• [WRITTEN REQUEST]:
Write the listing below out again exactly, dropping the images.

• [COLLECTED DATA]:
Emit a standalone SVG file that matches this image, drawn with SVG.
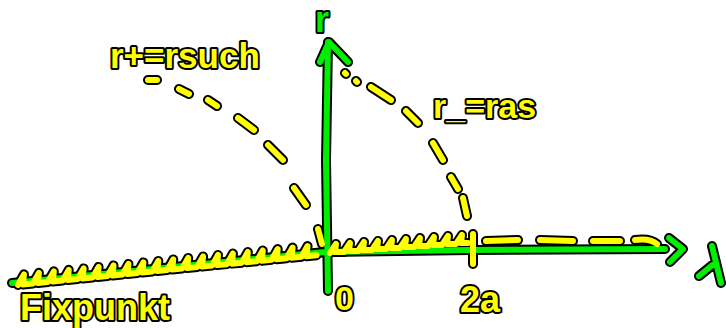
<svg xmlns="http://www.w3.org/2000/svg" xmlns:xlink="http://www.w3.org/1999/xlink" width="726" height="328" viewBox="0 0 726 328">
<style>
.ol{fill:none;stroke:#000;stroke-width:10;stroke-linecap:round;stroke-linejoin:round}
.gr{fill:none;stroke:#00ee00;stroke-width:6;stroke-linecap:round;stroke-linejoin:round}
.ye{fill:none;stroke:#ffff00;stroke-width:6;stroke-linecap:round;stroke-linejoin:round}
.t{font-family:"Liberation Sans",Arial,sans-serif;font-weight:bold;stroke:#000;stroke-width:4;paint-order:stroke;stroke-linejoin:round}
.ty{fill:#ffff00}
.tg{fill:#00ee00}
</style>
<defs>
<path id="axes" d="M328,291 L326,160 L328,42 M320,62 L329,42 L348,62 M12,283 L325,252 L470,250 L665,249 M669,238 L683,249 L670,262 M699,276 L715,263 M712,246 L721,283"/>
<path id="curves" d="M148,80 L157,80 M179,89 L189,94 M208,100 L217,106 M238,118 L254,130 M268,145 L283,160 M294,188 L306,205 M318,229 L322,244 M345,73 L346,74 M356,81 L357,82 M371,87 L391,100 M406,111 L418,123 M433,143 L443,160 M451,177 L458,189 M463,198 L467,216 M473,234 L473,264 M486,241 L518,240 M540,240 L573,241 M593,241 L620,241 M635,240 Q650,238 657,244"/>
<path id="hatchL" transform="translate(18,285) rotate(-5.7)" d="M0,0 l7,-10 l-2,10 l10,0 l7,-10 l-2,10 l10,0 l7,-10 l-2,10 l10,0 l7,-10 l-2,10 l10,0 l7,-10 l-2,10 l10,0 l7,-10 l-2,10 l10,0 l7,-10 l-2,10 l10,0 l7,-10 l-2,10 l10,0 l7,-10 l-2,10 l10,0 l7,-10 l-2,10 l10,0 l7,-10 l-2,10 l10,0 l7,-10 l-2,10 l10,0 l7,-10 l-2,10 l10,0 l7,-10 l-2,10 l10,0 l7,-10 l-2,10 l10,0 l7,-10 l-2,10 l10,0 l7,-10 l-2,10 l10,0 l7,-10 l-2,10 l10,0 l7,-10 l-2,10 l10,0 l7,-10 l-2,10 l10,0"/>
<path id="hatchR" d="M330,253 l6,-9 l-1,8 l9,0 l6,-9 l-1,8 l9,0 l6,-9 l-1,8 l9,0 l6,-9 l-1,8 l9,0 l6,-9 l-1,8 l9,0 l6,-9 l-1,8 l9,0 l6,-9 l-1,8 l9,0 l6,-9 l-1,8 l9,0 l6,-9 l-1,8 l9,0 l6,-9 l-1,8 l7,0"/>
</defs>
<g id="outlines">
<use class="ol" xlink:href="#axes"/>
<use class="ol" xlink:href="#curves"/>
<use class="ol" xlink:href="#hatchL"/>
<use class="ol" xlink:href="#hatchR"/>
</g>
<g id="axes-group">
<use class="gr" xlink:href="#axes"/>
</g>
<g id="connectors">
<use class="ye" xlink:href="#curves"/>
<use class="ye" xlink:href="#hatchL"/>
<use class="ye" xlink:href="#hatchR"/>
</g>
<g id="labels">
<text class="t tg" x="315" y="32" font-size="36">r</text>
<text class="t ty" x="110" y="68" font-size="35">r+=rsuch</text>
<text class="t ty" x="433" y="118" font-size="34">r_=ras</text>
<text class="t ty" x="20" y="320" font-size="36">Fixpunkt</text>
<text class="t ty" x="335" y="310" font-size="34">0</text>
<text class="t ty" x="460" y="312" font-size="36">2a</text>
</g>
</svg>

• [THE ANSWER]:
Emit a standalone SVG file that matches this image, drawn with SVG.
<svg xmlns="http://www.w3.org/2000/svg" xmlns:xlink="http://www.w3.org/1999/xlink" width="726" height="328" viewBox="0 0 726 328">
<style>
.ol{fill:none;stroke:#000;stroke-width:10;stroke-linecap:round;stroke-linejoin:round}
.gr{fill:none;stroke:#00ee00;stroke-width:6;stroke-linecap:round;stroke-linejoin:round}
.ye{fill:none;stroke:#ffff00;stroke-width:6;stroke-linecap:round;stroke-linejoin:round}
.t{font-family:"Liberation Sans",Arial,sans-serif;font-weight:bold;stroke:#000;stroke-width:4;paint-order:stroke;stroke-linejoin:round}
.ty{fill:#ffff00}
.tg{fill:#00ee00}
</style>
<defs>
<path id="axes" d="M328,291 L326,160 L328,42 M320,62 L329,42 L348,62 M12,283 L325,252 L470,250 L665,249 M669,238 L683,249 L670,262 M699,276 L715,263 M712,246 L721,283"/>
<path id="curves" d="M148,80 L157,80 M179,89 L189,94 M208,100 L217,106 M238,118 L254,130 M268,145 L283,160 M294,188 L306,205 M318,229 L322,244 M345,73 L346,74 M356,81 L357,82 M371,87 L391,100 M406,111 L418,123 M433,143 L443,160 M451,177 L458,189 M463,198 L467,216 M473,234 L473,264 M486,241 L518,240 M540,240 L573,241 M593,241 L620,241 M635,240 Q650,238 657,244"/>
<path id="hatchL" transform="translate(18,285) rotate(-5.7)" d="M0,0 l7,-10 l-2,10 l10,0 l7,-10 l-2,10 l10,0 l7,-10 l-2,10 l10,0 l7,-10 l-2,10 l10,0 l7,-10 l-2,10 l10,0 l7,-10 l-2,10 l10,0 l7,-10 l-2,10 l10,0 l7,-10 l-2,10 l10,0 l7,-10 l-2,10 l10,0 l7,-10 l-2,10 l10,0 l7,-10 l-2,10 l10,0 l7,-10 l-2,10 l10,0 l7,-10 l-2,10 l10,0 l7,-10 l-2,10 l10,0 l7,-10 l-2,10 l10,0 l7,-10 l-2,10 l10,0 l7,-10 l-2,10 l10,0 l7,-10 l-2,10 l10,0 l7,-10 l-2,10 l10,0 l7,-10 l-2,10 l10,0"/>
<path id="hatchR" d="M330,253 l6,-9 l-1,8 l9,0 l6,-9 l-1,8 l9,0 l6,-9 l-1,8 l9,0 l6,-9 l-1,8 l9,0 l6,-9 l-1,8 l9,0 l6,-9 l-1,8 l9,0 l6,-9 l-1,8 l9,0 l6,-9 l-1,8 l9,0 l6,-9 l-1,8 l9,0 l6,-9 l-1,8 l7,0"/>
</defs>
<g id="outlines">
<use class="ol" xlink:href="#axes"/>
<use class="ol" xlink:href="#curves"/>
<use class="ol" xlink:href="#hatchL"/>
<use class="ol" xlink:href="#hatchR"/>
</g>
<g id="axes-group">
<use class="gr" xlink:href="#axes"/>
</g>
<g id="connectors">
<use class="ye" xlink:href="#curves"/>
<use class="ye" xlink:href="#hatchL"/>
<use class="ye" xlink:href="#hatchR"/>
</g>
<g id="labels">
<text class="t tg" x="315" y="32" font-size="36">r</text>
<text class="t ty" x="110" y="68" font-size="35">r+=rsuch</text>
<text class="t ty" x="433" y="118" font-size="34">r_=ras</text>
<text class="t ty" x="20" y="320" font-size="36">Fixpunkt</text>
<text class="t ty" x="335" y="310" font-size="34">0</text>
<text class="t ty" x="460" y="312" font-size="36">2a</text>
</g>
</svg>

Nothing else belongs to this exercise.